美国宇航局25日宣布,当地时间25日晚, 美国“凤凰”号火星着陆探测器成功降落在火星北极附近区域。“凤凰号”此行的任务是寻找水和其它支持生命所需化学物质的证据。
|
|
|
|
This artist's conception shows NASA's Phoenix Mars Lander as it monitors the atmosphere overhead with a laser radar and reaches out to the soil below with the spacecraft fully deployed on the surface of Mars. [Agencies]
|
A three-legged NASA spacecraft was closing in on Mars yesterday for what scientists hope will be the first-ever touchdown near Mars' north pole to study whether the
permafrost could have supported primitive life.

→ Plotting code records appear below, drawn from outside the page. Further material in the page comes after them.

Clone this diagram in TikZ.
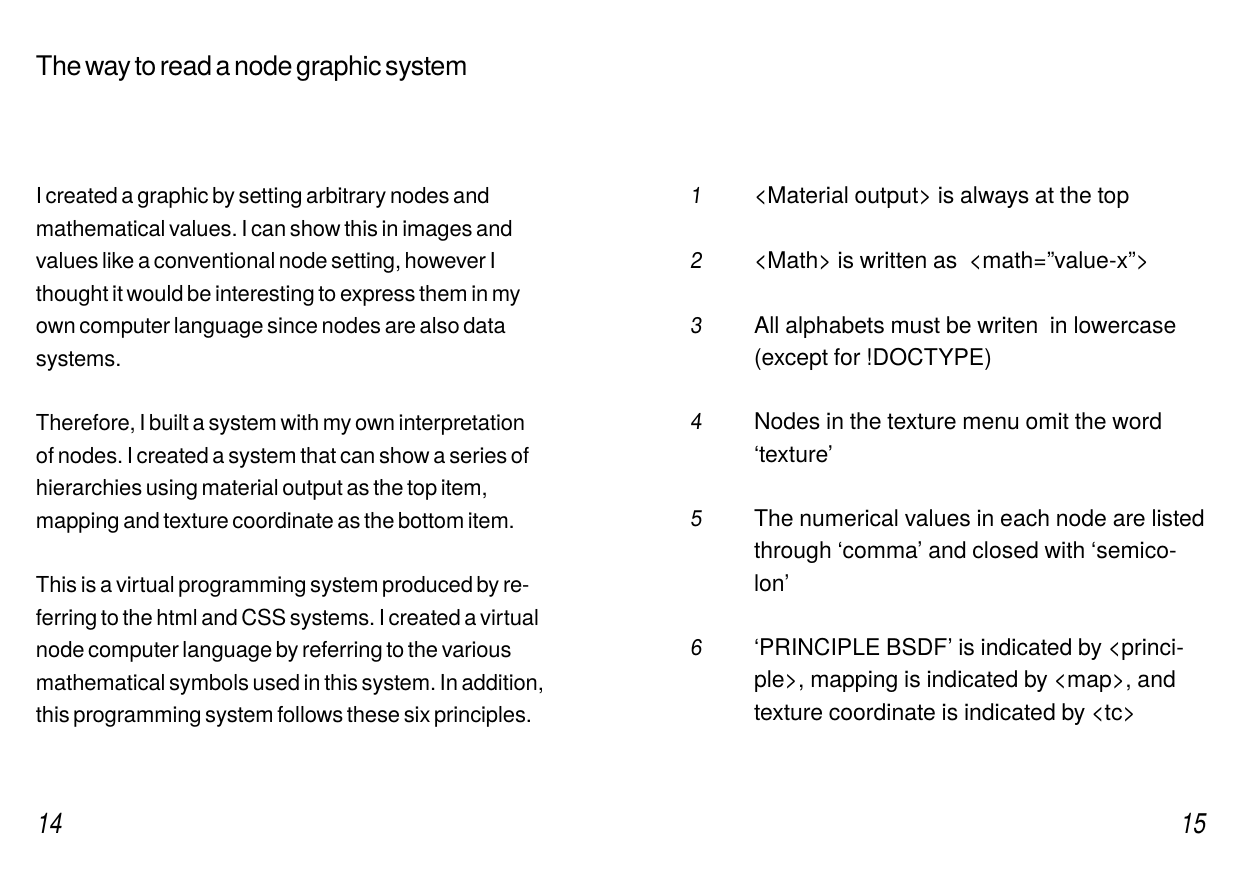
\documentclass[tikz,border=0pt]{standalone}
\usepackage{fontspec}
\setmainfont{TeX Gyre Heros}
\newfontfamily\titlefont[WordSpace=0.5,LetterSpace=-1.8]{TeX Gyre Heros}
\newfontfamily\leftfont[WordSpace=0.6,LetterSpace=-0.5]{TeX Gyre Heros}
\newfontfamily\rightfont[WordSpace=0.9]{TeX Gyre Heros}
\newfontfamily\numfont[FakeStretch=0.92,FakeSlant=0.12]{TeX Gyre Heros}
\newfontfamily\pagefont[FakeStretch=0.8,FakeSlant=0.18]{TeX Gyre Heros}
\frenchspacing
\tikzset{
  txt/.style={anchor=base west,inner sep=0pt,outer sep=0pt,text=black},
  ttl/.style={txt,font=\titlefont\fontsize{20.25pt}{24pt}\selectfont},
  lft/.style={txt,font=\leftfont\fontsize{16.5pt}{24pt}\selectfont},
  rgt/.style={txt,font=\rightfont\fontsize{17.25pt}{24pt}\selectfont},
  num/.style={txt,font=\numfont\fontsize{17pt}{24pt}\selectfont},
  pg/.style={txt,font=\pagefont\fontsize{21.4pt}{30pt}\selectfont},
}
\begin{document}
\begin{tikzpicture}[x=0.75pt,y=-0.75pt]
\fill[white] (0,0) rectangle (1240,874);
\useasboundingbox (0,0) rectangle (1240,874);
% title
\node[ttl] (title) at (36,76) {The way to read a node graphic system};
% left column
\node[lft] (a1) at (36,204.0) {I created a graphic by setting arbitrary nodes and};
\node[lft] (a2) at (36,236.4) {mathematical values. I can show this in images and};
\node[lft] (a3) at (36,268.8) {values like a conventional node setting, however I};
\node[lft] (a4) at (36,301.2) {thought it would be interesting to express them in my};
\node[lft] (a5) at (36,333.6) {own computer language since nodes are also data};
\node[lft] (a6) at (36,366.0) {systems.};
\node[lft] (b1) at (36,430.8) {Therefore, I built a system with my own interpretation};
\node[lft] (b2) at (36,463.2) {of nodes. I created a system that can show a series of};
\node[lft] (b3) at (36,495.6) {hierarchies using material output as the top item,};
\node[lft] (b4) at (36,528.0) {mapping and texture coordinate as the bottom item.};
\node[lft] (c1) at (36,592.8) {This is a virtual programming system produced by re-};
\node[lft] (c2) at (36,625.2) {ferring to the html and CSS systems. I created a virtual};
\node[lft] (c3) at (36,657.6) {node computer language by referring to the various};
\node[lft] (c4) at (36,690.0) {mathematical symbols used in this system. In addition,};
\node[lft] (c5) at (36,722.4) {this programming system follows these six principles.};
% right column numbers
\node[num] (n1) at (690,204.0) {1};
\node[num] (n2) at (690,268.5) {2};
\node[num] (n3) at (690,333.0) {3};
\node[num] (n4) at (690,429.75) {4};
\node[num] (n5) at (690,526.5) {5};
\node[num] (n6) at (690,655.5) {6};
% right column text
\node[rgt] (p1) at (754,204.0) {<Material output> is always at the top};
\node[rgt] (p2) at (754,268.5) {<Math> is written as \ <math=”value-x”>};
\node[rgt] (p3a) at (754,333.0) {All alphabets must be writen \ in lowercase};
\node[rgt] (p3b) at (754,365.25) {(except for !DOCTYPE)};
\node[rgt] (p4a) at (754,429.75) {Nodes in the texture menu omit the word};
\node[rgt] (p4b) at (754,462.0) {‘texture’};
\node[rgt] (p5a) at (754,526.5) {The numerical values in each node are listed};
\node[rgt] (p5b) at (754,558.75) {through ‘comma’ and closed with ‘semico-};
\node[rgt] (p5c) at (754,591.0) {lon’};
\node[rgt] (p6a) at (754,655.5) {‘PRINCIPLE BSDF’ is indicated by <princi-};
\node[rgt] (p6b) at (754,687.75) {ple>, mapping is indicated by <map>, and};
\node[rgt] (p6c) at (754,720.0) {texture coordinate is indicated by <tc>};
% page numbers
\node[pg] (pg14) at (36,833) {14};
\node[pg,anchor=base east] (pg15) at (1205,833) {15};
\end{tikzpicture}
\end{document}
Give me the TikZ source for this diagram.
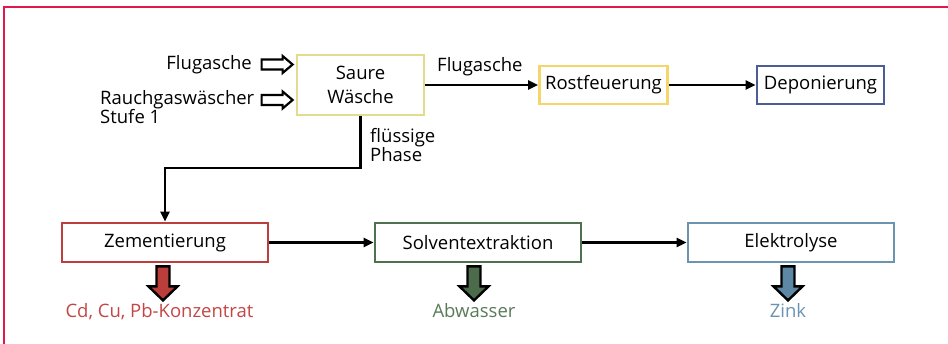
\documentclass[tikz,border=0pt]{standalone}
\usepackage{fontspec}
\setmainfont{Open Sans}
\usetikzlibrary{arrows.meta,calc}
\definecolor{framec}{HTML}{E2174B}
\definecolor{khaki}{HTML}{E2DC8E}
\definecolor{yel}{HTML}{F6D56A}
\definecolor{dblue}{HTML}{4C5C96}
\definecolor{zred}{HTML}{BC3F3D}
\definecolor{zgreen}{HTML}{4F7150}
\definecolor{lblue}{HTML}{6B94B0}
\definecolor{redfill}{HTML}{BB3E3B}
\definecolor{greenfill}{HTML}{4C6B4A}
\definecolor{bluefill}{HTML}{5C88A6}
\definecolor{redtext}{HTML}{C34644}
\definecolor{greentext}{HTML}{587A56}
\definecolor{bluetext}{HTML}{6A93B3}
\begin{document}
\begin{tikzpicture}[x=1pt,y=-1pt,
  font=\fontsize{18.5}{18}\selectfont,
  box/.style={draw, line width=2.8pt, fill=white, minimum width=206pt, minimum height=39pt, inner sep=0pt},
  conn/.style={line width=2.5pt, -{Triangle[length=10pt,width=9pt]}},
  lbl/.style={inner sep=0pt},
  hollow/.pic={\draw[line width=2.2pt, fill=white, line join=miter] (0,0) -- (-10,-8.5) -- (-10,-5) -- (-31,-5) -- (-31,5) -- (-10,5) -- (-10,8.5) -- cycle;},
  down/.pic={\draw[line width=2.4pt, fill=#1, line join=miter] (0,0) -- (-14.5,-14) -- (-6.5,-14) -- (-6.5,-34) -- (6.5,-34) -- (6.5,-14) -- (14.5,-14) -- cycle;}
]
\useasboundingbox (0,0) rectangle (948,344);
\draw[framec, line width=1.6pt] (4,344) -- (4,7) -- (948,7);

\node[box, draw=khaki, minimum width=127pt, minimum height=60pt, align=center, font=\fontsize{18.5}{24}\selectfont] (sw) at (360.5,85) {Saure\\Wäsche};
\node[box, draw=yel, minimum width=128pt, minimum height=38pt] (rf) at (603.5,85) {Rostfeuerung};
\node[box, draw=dblue, minimum width=127pt, minimum height=38pt] (dp) at (820.5,85) {Deponierung};
\node[box, draw=zred] (ze) at (165,242.5) {Zementierung};
\node[box, draw=zgreen] (so) at (478,242.5) {Solventextraktion};
\node[box, draw=lblue] (el) at (791,242.5) {Elektrolyse};

\node[lbl, anchor=base east] (fa1) at (252,70) {Flugasche};
\node[lbl, anchor=base west, align=left] (rg) at (100,124) {Rauchgaswäscher\\Stufe 1};
\node[lbl, anchor=base west] (fa2) at (437,72) {Flugasche};
\node[lbl, anchor=base west, align=left] (fp) at (370,162) {flüssige\\Phase};

\pic at ($(sw.west)+(-3,-20.5)$) {hollow};
\pic at ($(sw.west)+(-3,15)$) {hollow};

\coordinate (bend) at (0,168);
\draw[conn] (sw.east |- rf.west) -- (rf.west);
\draw[conn] (rf) -- (dp);
\draw[conn] (sw.south) -- (sw.south |- bend) -| (ze.north);
\draw[conn] (ze) -- (so);
\draw[conn] (so) -- (el);

\pic at ($(ze.south)+(-2,37)$) {down=redfill};
\pic at ($(so.south)+(-4,37)$) {down=greenfill};
\pic at ($(el.south)+(-3,37)$) {down=bluefill};

\node[lbl, anchor=base, text=redtext] (cd) at (159.5,318) {Cd, Cu, Pb-Konzentrat};
\node[lbl, anchor=base, text=greentext] (ab) at (474,318) {Abwasser};
\node[lbl, anchor=base, text=bluetext] (zk) at (788,318) {Zink};
\end{tikzpicture}
\end{document}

The time it takes the Phoenix Mars Lander to streak through the atmosphere and set down on the dusty surface has been dubbed "the seven minutes of terror" for good reason. More than half of the world's attempts to land on Mars have ended in failures.
"I'm a little nervous on the inside. I'm getting butterflies," Peter Smith, principal investigator from the University of Arizona, Tucson, said on the eve of the landing. "We bet the whole farm on this safe landing and we can't do our science without this safe landing."
Phoenix is preprogrammed to plummet through the Red Planet's atmosphere, and will rely on the intricately choreographed use of its heat shield, parachute and rockets to slow its descent from over 19,300 kph to a 8 kph touchdown.
In the ideal scenario, "we evolve out of this cocoon and spread our wings and we turn into this beautiful butterfly on the surface," said Ed Sedivy, program manager at Lockheed Martin Corp, which built Phoenix.
Mission controllers decided late Saturday to skip an opportunity to adjust Phoenix's flight path since the lander was well on track for its target landing site.
NASA has not had a successful soft landing in more than three decades since the twin Viking landers in 1976. The last time the space agency tried was in 1999 when the Mars Polar Lander angling for the south pole crashed after prematurely cutting off its engines.
Phoenix was built from a lander that was scrapped after the Polar Lander disaster. Engineers spent years testing Phoenix to resolve all known problems, but there are no guarantees on landing day.
Launched last summer, Phoenix has traveled 679 million km over nearly 10 months. Its arrival to the high northern latitudes will be closely watched by a trio of Mars orbiters circling overhead. If successful, it will join the twin Mars rovers, Spirit and Opportunity, which have been exploring the equatorial plains since 2004.
The $420 million mission is led by the University of Arizona and managed by JPL.
(Agencies/China Daily)
Vocabulary:
permafrost:永冻土,出现在整个北极地区和部分长期寒冷的地区。